Automated HPC testing tools and techniques?

mrich · June 20, 2019, 2:46pm

Hello all, does anyone have any experience they can share about doing automated testing of HPC clusters? As in, we would like to have a test suite that we can run on our cluster any time we make a configuration change or upgrade, in order to exercise the most commonly used software and commands.

We’d love to hear about other groups’ experiences in this area.

vsoch · July 12, 2019, 3:22pm

hey @mrich! I can speak a little bit for some of our clusters - I don’t think most of our clusters have tests set up akin to continuous integration with changes in some code, but rather we have continuous monitoring to reflect the status of servers (up, down, usage, etc.) I’ll ping other members of my group to see if we can provide more feedback, because automated testing of HPC is a cool idea!

mrich · July 12, 2019, 3:43pm

Thanks, that would be great if you could ask around. For now we are going with a simple shunit2 script that will run on a login node and just load our most popular modules and run “hello world” scripts to make sure nothing is egregiously broken.

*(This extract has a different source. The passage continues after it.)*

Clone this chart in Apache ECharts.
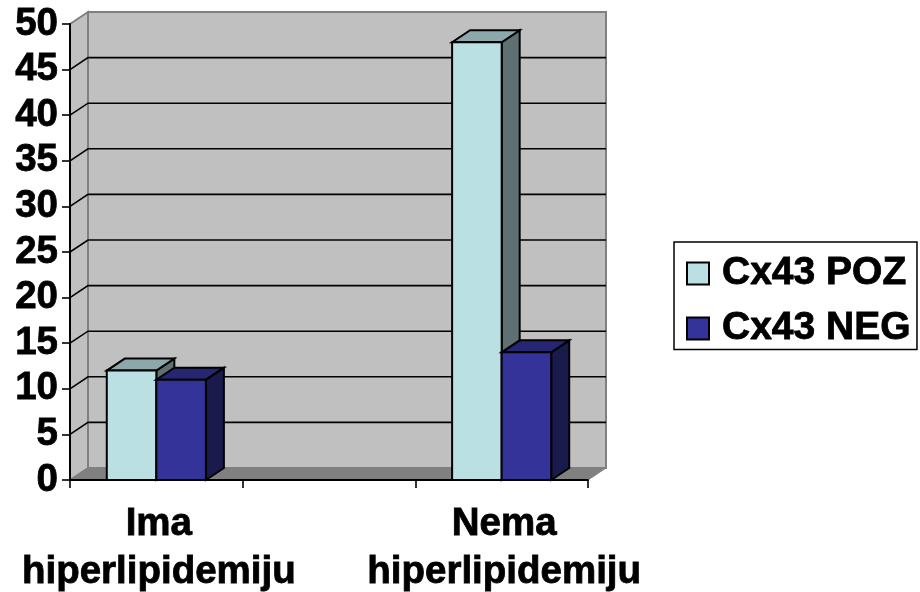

griznog · July 12, 2019, 4:03pm

It really depends on how a cluster is operated, so one size doesn’t fit all but I’ve found that if every time something breaks that if I roll the root cause analysis/fix into a health check (I use NHC with Slurm) and/or a test job I can submit, that over time a pretty good testing regimen is assembled that is not just a change-driven test but an ongoing monitoring system looking for known errors specific to the current environment. Once the health checks exist to define the “known good state” then by redefining that state (changing expected kernel version, for instance) the health check also becomes a handy tool for doing rolling reboots for kernel updates, BIOS/firmware updates, etc., making it easy to drain a cluster node-by-node based on anything you can write a script to test for.

For the unknown errors…good luck predicting those. https://dilbert.com/search_results?terms=Unplanned%20Outages

griznog

ericfranz · July 16, 2019, 7:30pm

We successfully are using ReFrame testing framework at OSC and are presenting our paper at PEARC19 https://pearc19.conference-program.com/presentation/?id=pap152&sess=sess204 on our use of it.

The idea is to write automated regression tests that submit batch jobs that load modules and possibly exercise the software to a degree that the output can be automatically tested and verified. Testpilot might be another option but I don’t know if it is available for other centers or not.

ericfranz · August 5, 2019, 2:47pm

Here is our PEARC19 paper “A Continuous Integration-Based Framework for Software Management” on alternative to EasyBuild and Spack where we use ReFrame test suite and Gitlab webhooks to automate the execution of those tests on our three clusters.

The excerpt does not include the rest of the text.